Die große epidemische Krise des Jahres 2020, deren Ende nicht absehbar und deren Auswirkung nicht einschätzbar ist, hat die Hochschulen herausgefordert. Im deutschsprachigen Raum hatte dies, in der Deklaration der "digitalen Lehre", Tonlagen zur Folge, die eher einem militärischen Befehl denn besonnener Abwägung ähnlich waren. Seitdem ist vielfach, auch juristisch, über das Thema debattiert worden. Man fühlt sich an andere Dinge erinnert, zum Beispiel an die zwar gescheiterte, aber erbittert aufrechterhaltene Bologna-Reform, die ebenfalls auf dem Verordnungsweg – und gegen die Bedenken der Fakultäten – durchgesetzt wurde. Lehrformate sind Ergebnis von Konventionen, Erfahrungen und Versuchen, und als solche waren und sind sie konsensuale Praktiken. Das ist gut und richtig so. Deswegen unterliegen sie prozessualen Wandlungen: Ein Seminar von 1920 ist mit einem von 1970 oder 2020 mit guten Gründen nicht vergleichbar.
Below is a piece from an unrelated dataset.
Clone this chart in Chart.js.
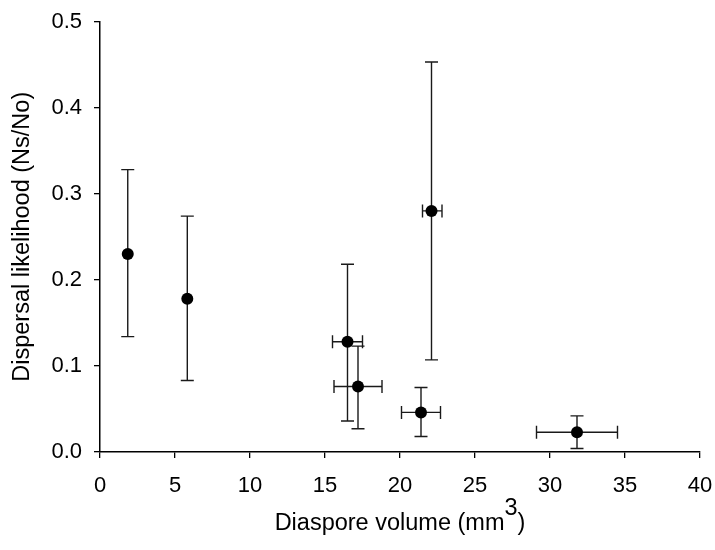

Die Annahme, ein Lehrbetrieb ließe sich mehr oder weniger schlagartig auf digitale Formate umstellen, mag vielleicht ein Wunschtraum jener Technokraten sein, die glauben, Universitäten würden dann besonders gut "funktionieren", wenn man sie nur dirigistisch "führe". Aber sie geht an der Sache vorbei. Das betrifft einerseits die Studentinnen und Studenten, denen auf diese Weise suggeriert wurde, es gebe kein "verlorenes Semester". Man reibt sich verwundert die Augen: In Zeiten einer schweren Krise, in denen das Wohlergehen vieler Menschen auf dem Spiel stand und steht, gilt ein regelkonformer Semesterbetrieb als Dogma? Wie anders hätte der Ton gerade an Hochschulen doch sein können, etwa in dem Sinne, dass man sich mühe, die zweifellos zu erwartenden Einbußen wenigstens gering zu halten.

Das betrifft aber andererseits auch die Lehrenden und das, was sie zu vermitteln haben. Denn dabei handelt es sich nicht einfach um reproduzierbare Wissensblöcke, sondern um Denkformate, allemal in den Geisteswissenschaften. Es geht dort folglich nicht einfach um "Wissen", also um Antworten, sondern vor allem um Fragen – und insbesondere darum, die richtigen Fragen überhaupt erst stellen zu lernen. Dafür sitzt man ritualisiert in einem Raum, und dafür braucht es das, was jetzt "Präsenz" heißt. Was immer Konventionen, Erfahrungen und Versuche daran geändert haben und weiterhin ändern – durch die Berücksichtigung von Tafel und Kreide, von Medien, von digitalen Formaten –, es ist dieses ritualisierte Miteinander nicht ersetzbar, weder durch Verordnungen noch durch Krisen. Wie viel ehrlicher und würdevoller wäre es daher gewesen, wenn man sich besonnener gezeigt hätte: Um die Verluste dieser Erfahrung nicht zu groß werden zu lassen, so viel wie möglich von dieser Präsenz zu retten. So viel Bescheidenheit und Nachdenklichkeit darf man von Hochschulen wohl erwarten, nicht auch, sondern gerade in Zeiten der Krise. Die jüngsten, immer entschiedeneren Verteidigungen dieser "Präsenz" sind daher ein ermutigendes Zeichen.